▶ _EXERCISE_
Retype every line from the start of the data down to and including the line with "my = alt.Scale(domain=[0, 70.6], nice=False, zero=False)". Skip the pictures.

▶ _SUPPLIED DATA_
_____

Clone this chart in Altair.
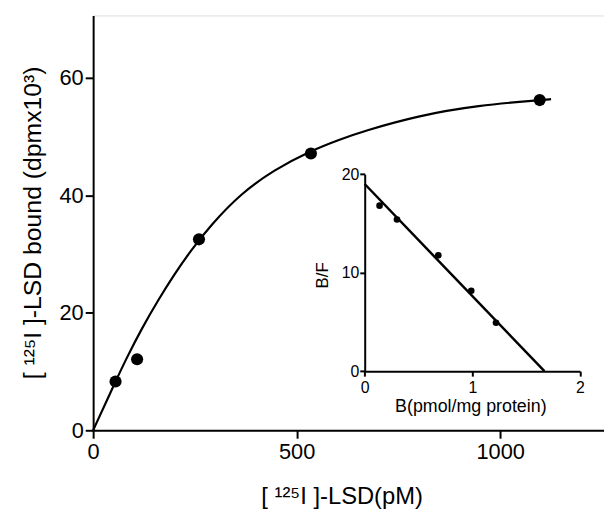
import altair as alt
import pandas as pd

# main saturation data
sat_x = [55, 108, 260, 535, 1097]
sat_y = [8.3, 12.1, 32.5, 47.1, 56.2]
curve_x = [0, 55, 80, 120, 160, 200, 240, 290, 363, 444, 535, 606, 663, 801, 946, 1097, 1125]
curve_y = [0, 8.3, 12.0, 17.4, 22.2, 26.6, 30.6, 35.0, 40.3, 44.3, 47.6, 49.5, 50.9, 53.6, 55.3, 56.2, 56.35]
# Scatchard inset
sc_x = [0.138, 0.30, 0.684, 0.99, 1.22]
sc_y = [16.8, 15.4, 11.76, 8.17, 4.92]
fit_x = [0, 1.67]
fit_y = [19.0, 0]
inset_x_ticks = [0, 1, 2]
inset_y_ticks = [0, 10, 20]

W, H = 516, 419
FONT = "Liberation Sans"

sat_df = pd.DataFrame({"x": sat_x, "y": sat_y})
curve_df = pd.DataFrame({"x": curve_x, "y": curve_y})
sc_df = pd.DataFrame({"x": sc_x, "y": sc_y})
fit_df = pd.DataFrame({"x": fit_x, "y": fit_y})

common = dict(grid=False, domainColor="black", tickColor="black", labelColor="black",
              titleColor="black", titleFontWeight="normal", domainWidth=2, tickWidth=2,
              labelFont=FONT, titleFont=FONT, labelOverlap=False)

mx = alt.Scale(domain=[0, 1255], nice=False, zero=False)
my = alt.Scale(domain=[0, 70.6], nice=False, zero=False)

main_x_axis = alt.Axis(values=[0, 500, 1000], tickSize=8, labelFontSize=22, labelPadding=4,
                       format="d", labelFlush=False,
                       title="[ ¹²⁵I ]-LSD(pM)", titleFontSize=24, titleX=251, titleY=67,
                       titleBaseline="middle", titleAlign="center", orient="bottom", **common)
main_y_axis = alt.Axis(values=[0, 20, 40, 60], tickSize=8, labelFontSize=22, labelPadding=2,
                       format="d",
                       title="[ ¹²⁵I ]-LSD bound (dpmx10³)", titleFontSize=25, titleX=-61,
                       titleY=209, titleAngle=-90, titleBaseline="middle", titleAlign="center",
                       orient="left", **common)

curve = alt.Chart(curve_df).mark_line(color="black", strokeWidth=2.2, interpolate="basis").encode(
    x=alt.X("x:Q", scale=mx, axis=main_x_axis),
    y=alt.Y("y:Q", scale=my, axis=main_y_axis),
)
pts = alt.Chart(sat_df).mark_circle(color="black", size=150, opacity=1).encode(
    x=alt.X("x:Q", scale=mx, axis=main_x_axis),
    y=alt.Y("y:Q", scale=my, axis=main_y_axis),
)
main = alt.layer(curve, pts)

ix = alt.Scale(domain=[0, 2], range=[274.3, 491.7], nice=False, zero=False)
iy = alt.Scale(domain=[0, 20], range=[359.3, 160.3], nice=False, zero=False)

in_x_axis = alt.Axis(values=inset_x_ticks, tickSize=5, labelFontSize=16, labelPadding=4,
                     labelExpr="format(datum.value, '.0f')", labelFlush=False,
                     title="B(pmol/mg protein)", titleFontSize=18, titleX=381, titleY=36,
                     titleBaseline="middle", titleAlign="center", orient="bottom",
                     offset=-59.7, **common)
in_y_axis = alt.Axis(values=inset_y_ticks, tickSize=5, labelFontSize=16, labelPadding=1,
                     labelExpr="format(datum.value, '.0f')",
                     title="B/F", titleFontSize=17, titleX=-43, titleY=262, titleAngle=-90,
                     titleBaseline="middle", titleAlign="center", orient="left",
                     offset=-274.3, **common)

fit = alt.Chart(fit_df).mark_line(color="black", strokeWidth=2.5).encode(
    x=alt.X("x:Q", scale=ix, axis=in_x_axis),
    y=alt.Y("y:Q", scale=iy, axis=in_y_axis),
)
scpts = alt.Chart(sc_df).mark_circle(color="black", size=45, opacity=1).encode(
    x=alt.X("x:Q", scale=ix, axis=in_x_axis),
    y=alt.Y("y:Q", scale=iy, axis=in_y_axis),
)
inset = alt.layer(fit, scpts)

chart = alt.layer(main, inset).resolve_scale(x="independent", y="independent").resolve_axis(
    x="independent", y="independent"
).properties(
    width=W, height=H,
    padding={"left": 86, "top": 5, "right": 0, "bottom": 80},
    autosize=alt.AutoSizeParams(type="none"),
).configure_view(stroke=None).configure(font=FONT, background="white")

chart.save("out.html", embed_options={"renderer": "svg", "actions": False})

_____

▶ _RESULT FOR THIS TASK_
Clone this chart in Altair.
import altair as alt
import pandas as pd

# main saturation data
sat_x = [55, 108, 260, 535, 1097]
sat_y = [8.3, 12.1, 32.5, 47.1, 56.2]
curve_x = [0, 55, 80, 120, 160, 200, 240, 290, 363, 444, 535, 606, 663, 801, 946, 1097, 1125]
curve_y = [0, 8.3, 12.0, 17.4, 22.2, 26.6, 30.6, 35.0, 40.3, 44.3, 47.6, 49.5, 50.9, 53.6, 55.3, 56.2, 56.35]
# Scatchard inset
sc_x = [0.138, 0.30, 0.684, 0.99, 1.22]
sc_y = [16.8, 15.4, 11.76, 8.17, 4.92]
fit_x = [0, 1.67]
fit_y = [19.0, 0]
inset_x_ticks = [0, 1, 2]
inset_y_ticks = [0, 10, 20]

W, H = 516, 419
FONT = "Liberation Sans"

sat_df = pd.DataFrame({"x": sat_x, "y": sat_y})
curve_df = pd.DataFrame({"x": curve_x, "y": curve_y})
sc_df = pd.DataFrame({"x": sc_x, "y": sc_y})
fit_df = pd.DataFrame({"x": fit_x, "y": fit_y})

common = dict(grid=False, domainColor="black", tickColor="black", labelColor="black",
              titleColor="black", titleFontWeight="normal", domainWidth=2, tickWidth=2,
              labelFont=FONT, titleFont=FONT, labelOverlap=False)

mx = alt.Scale(domain=[0, 1255], nice=False, zero=False)
my = alt.Scale(domain=[0, 70.6], nice=False, zero=False)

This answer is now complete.